▶ [Do this] Find each line with the string "chart" and report it.
Start of Recorded information
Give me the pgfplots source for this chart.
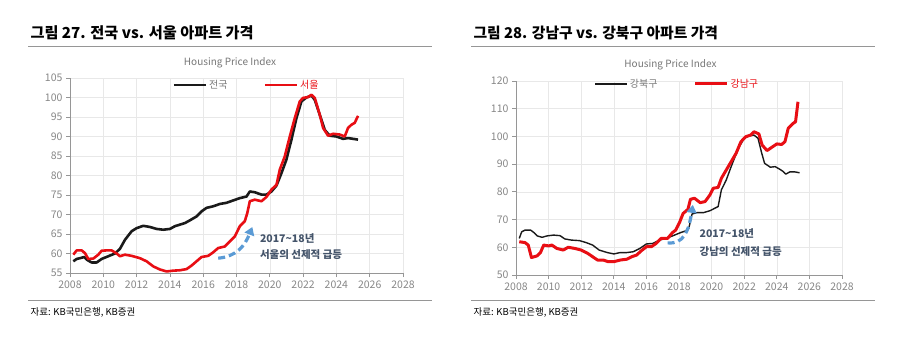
\documentclass[border=0pt]{standalone}
\usepackage{pgfplots}
\pgfplotsset{compat=1.18}
\usepackage{fontspec}
\setmainfont{Noto Sans CJK KR}
\usetikzlibrary{arrows.meta}
\definecolor{sred}{RGB}{232,14,20}
\definecolor{sblack}{RGB}{26,26,26}
\definecolor{gridc}{RGB}{232,232,232}
\definecolor{axc}{RGB}{150,150,150}
\definecolor{tickc}{RGB}{135,135,135}
\definecolor{legc}{RGB}{118,118,118}
\definecolor{annc}{RGB}{68,84,106}
\definecolor{arrc}{RGB}{91,155,213}
\definecolor{rulec}{RGB}{150,150,150}
\pgfplotsset{
  myaxis/.style={
    scale only axis,
    axis x line*=bottom, axis y line*=left,
    axis line style={axc, line width=0.8pt},
    grid=major, grid style={gridc, line width=0.6pt},
    xmin=2008, xmax=2028, xtick={2008,2010,...,2028},
    tick style={axc, line width=0.8pt},
    tick align=outside, major tick length=4pt,
    ticklabel style={font=\fontsize{10.5}{12}\selectfont, text=tickc},
    /pgf/number format/1000 sep={},
    /pgf/number format/assume math mode=true,
    clip=false,
    legend columns=2,
    legend style={draw=none, fill=none, font=\fontsize{10}{12}\selectfont,
      /tikz/every even column/.append style={column sep=34pt},
      inner sep=0pt},
    legend cell align=left,
    legend image code/.code={\draw[#1] (0pt,0pt) -- (32pt,0pt);},
  }
}
\begin{document}
\begin{tikzpicture}[x=1pt,y=1pt]
\path[use as bounding box] (0,0) rectangle (900,343);
% titles and rules
\node[anchor=west, font=\fontsize{15.2}{17}\selectfont\bfseries] at (27,310) {그림 27. 전국 vs. 서울 아파트 가격};
\node[anchor=west, font=\fontsize{14.8}{17}\selectfont\bfseries] at (470,310) {그림 28. 강남구 vs. 강북구 아파트 가격};
\draw[rulec, line width=0.8pt] (28,297) -- (432,297);
\draw[rulec, line width=0.8pt] (471,297) -- (875,297);
\draw[rulec, line width=0.8pt] (28,42.5) -- (432,42.5);
\draw[rulec, line width=0.8pt] (471,42.5) -- (875,42.5);
\node[anchor=west, font=\fontsize{9.5}{11}\selectfont] at (27,31) {자료: KB국민은행, KB증권};
\node[anchor=west, font=\fontsize{9.5}{11}\selectfont] at (470,31) {자료: KB국민은행, KB증권};
\node[font=\fontsize{10}{12}\selectfont, text=legc] at (230,280.5) {Housing Price Index};
\node[font=\fontsize{10}{12}\selectfont, text=legc] at (670.5,278) {Housing Price Index};

% left chart
\begin{axis}[myaxis, at={(70pt,70pt)}, anchor=south west, width=333pt, height=195pt,
  ymin=55, ymax=105, ytick={55,60,...,105},
  legend style={at={(0.53,0.964)}, anchor=center}]
\addplot[sblack, line width=2.6pt, line join=round] coordinates {
(2008.2,58.0) (2008.4,58.6) (2008.6,58.8) (2008.85,59.1) (2009.05,58.3) (2009.3,57.7)
(2009.6,57.7) (2009.9,58.6) (2010.3,59.3) (2010.7,60.0) (2011.0,61.2) (2011.3,63.5)
(2011.7,65.7) (2012.0,66.5) (2012.4,67.1) (2012.8,66.8) (2013.2,66.3) (2013.6,66.1)
(2014.0,66.3) (2014.3,67.0) (2014.6,67.4) (2014.9,67.8) (2015.2,68.5) (2015.6,69.5)
(2015.9,70.8) (2016.2,71.7) (2016.6,72.1) (2017.0,72.7) (2017.4,73.0) (2017.8,73.6)
(2018.2,74.2) (2018.6,74.6) (2018.8,75.9) (2019.1,75.7) (2019.5,75.1) (2019.8,75.1)
(2020.1,75.9) (2020.4,77.4) (2020.7,80.6) (2021.0,84.1) (2021.3,89.2) (2021.6,94.7)
(2021.9,99.0) (2022.2,100.0) (2022.5,100.5) (2022.7,99.4) (2023.0,95.6) (2023.3,91.7)
(2023.6,90.2) (2024.0,90.0) (2024.4,89.4) (2024.7,89.6) (2025.0,89.4) (2025.3,89.2)
};
\addlegendentry{\textcolor{legc}{전국}}
\addplot[sred, line width=2.6pt, line join=round] coordinates {
(2008.2,59.7) (2008.4,60.8) (2008.7,60.8) (2008.9,60.1) (2009.1,58.6) (2009.4,58.7)
(2009.7,59.7) (2009.9,60.7) (2010.2,60.8) (2010.5,60.8) (2010.8,60.0) (2011.0,59.3)
(2011.3,59.7) (2011.7,59.4) (2012.2,58.8) (2012.6,58.0) (2013.0,56.7) (2013.4,55.9)
(2013.8,55.4) (2014.2,55.6) (2014.6,55.7) (2015.0,56.0) (2015.3,56.9) (2015.6,58.0)
(2015.9,59.1) (2016.3,59.4) (2016.6,60.3) (2016.9,61.4) (2017.3,61.8) (2017.6,63.1)
(2017.9,64.4) (2018.2,67.0) (2018.5,68.3) (2018.65,70.4) (2018.8,73.4) (2019.1,73.8)
(2019.5,73.4) (2019.8,74.5) (2020.1,76.4) (2020.4,77.6) (2020.6,81.5) (2020.9,84.9)
(2021.2,90.0) (2021.5,94.7) (2021.8,99.0) (2022.0,99.9) (2022.3,100.1) (2022.5,100.7)
(2022.7,99.9) (2023.0,95.6) (2023.2,92.2) (2023.5,90.2) (2023.8,90.7) (2024.2,90.5)
(2024.5,90.0) (2024.7,92.2) (2024.9,93.0) (2025.1,93.5) (2025.3,95.3)
};
\addlegendentry{\textcolor{sred}{서울}}
\draw[arrc, line width=3.2pt, dash pattern=on 7pt off 4pt, -{Triangle[length=8pt,width=10pt]}]
  (axis cs:2016.9,58.8) .. controls (axis cs:2018.0,59.2) and (axis cs:2018.5,62.0) .. (axis cs:2018.95,66.8);
\node[anchor=west, text=annc, font=\fontsize{10.5}{13}\selectfont\bfseries] at (axis cs:2019.2,63.9) {2017\textasciitilde18년};
\node[anchor=west, text=annc, font=\fontsize{10.5}{13}\selectfont\bfseries] at (axis cs:2019.2,59.8) {서울의 선제적 급등};
\end{axis}

% right chart
\begin{axis}[myaxis, at={(516pt,68pt)}, anchor=south west, width=326pt, height=194pt,
  ymin=50, ymax=120, ytick={50,60,...,120},
  legend style={at={(0.495,0.985)}, anchor=center}]
\addplot[sblack, line width=1.4pt, line join=round] coordinates {
(2008.2,63.2) (2008.35,65.6) (2008.55,66.2) (2008.9,66.2) (2009.1,65.3) (2009.3,64.1)
(2009.6,63.6) (2009.9,64.1) (2010.3,64.4) (2010.7,64.2) (2011.0,63.0) (2011.4,62.6)
(2011.9,62.4) (2012.3,61.7) (2012.7,60.8) (2013.1,59.0) (2013.6,58.1) (2014.0,57.6)
(2014.4,58.1) (2014.8,58.1) (2015.2,58.4) (2015.6,59.6) (2016.0,61.2) (2016.4,61.4)
(2016.8,62.6) (2017.2,63.2) (2017.6,64.1) (2018.1,65.3) (2018.4,65.9) (2018.6,66.8)
(2018.8,72.0) (2019.1,72.5) (2019.5,72.5) (2019.9,73.2) (2020.2,74.1) (2020.4,74.7)
(2020.6,80.7) (2020.9,84.3) (2021.2,89.1) (2021.4,92.1) (2021.7,96.3) (2022.0,99.3)
(2022.3,100.2) (2022.6,100.5) (2022.85,99.3) (2023.05,94.5) (2023.25,90.3) (2023.6,88.9)
(2023.9,89.1) (2024.2,88.1) (2024.4,87.3) (2024.55,86.4) (2024.8,87.2) (2025.1,87.2)
(2025.4,86.9)
};
\addlegendentry{\textcolor{legc}{강북구}}
\addplot[sred, line width=3pt, line join=round] coordinates {
(2008.2,62.0) (2008.55,61.7) (2008.75,60.8) (2008.95,56.3) (2009.3,56.9) (2009.5,58.1)
(2009.7,60.8) (2010.0,60.5) (2010.2,60.8) (2010.5,59.6) (2010.9,59.0) (2011.2,60.0)
(2011.6,59.6) (2012.0,59.0) (2012.4,57.8) (2012.7,56.6) (2013.0,55.4) (2013.35,55.4)
(2013.65,54.8) (2014.0,54.8) (2014.4,55.4) (2014.8,55.7) (2015.1,56.6) (2015.4,57.2)
(2015.7,58.8) (2016.0,60.2) (2016.3,60.2) (2016.6,61.4) (2016.9,63.2) (2017.3,63.2)
(2017.6,65.3) (2017.8,66.2) (2018.05,69.2) (2018.25,72.2) (2018.55,73.7) (2018.7,77.3)
(2018.95,77.7) (2019.3,76.1) (2019.6,76.5) (2019.9,78.9) (2020.1,81.3) (2020.4,81.6)
(2020.6,84.9) (2020.9,87.9) (2021.2,90.9) (2021.5,93.9) (2021.8,98.1) (2022.1,99.9)
(2022.4,100.5) (2022.6,101.7) (2022.9,100.9) (2023.1,96.9) (2023.4,94.9) (2023.7,96.1)
(2024.0,97.3) (2024.3,97.1) (2024.5,98.1) (2024.7,102.9) (2025.0,104.7) (2025.15,105.3)
(2025.3,112.5)
};
\addlegendentry{\textcolor{sred}{강남구}}
\draw[arrc, line width=3.2pt, dash pattern=on 7pt off 4pt, -{Triangle[length=8pt,width=10pt]}]
  (axis cs:2017.3,61.6) .. controls (axis cs:2018.3,61.0) and (axis cs:2018.6,66.0) .. (axis cs:2018.85,75.3);
\node[anchor=west, text=annc, font=\fontsize{10.5}{13}\selectfont\bfseries] at (axis cs:2019.05,65.1) {2017\textasciitilde18년};
\node[anchor=west, text=annc, font=\fontsize{10.5}{13}\selectfont\bfseries] at (axis cs:2019.05,58.6) {강남의 선제적 급등};
\end{axis}
\end{tikzpicture}
\end{document}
End of Recorded information
▶ [Correct result]
Give me the pgfplots source for this chart.
% left chart
% right chart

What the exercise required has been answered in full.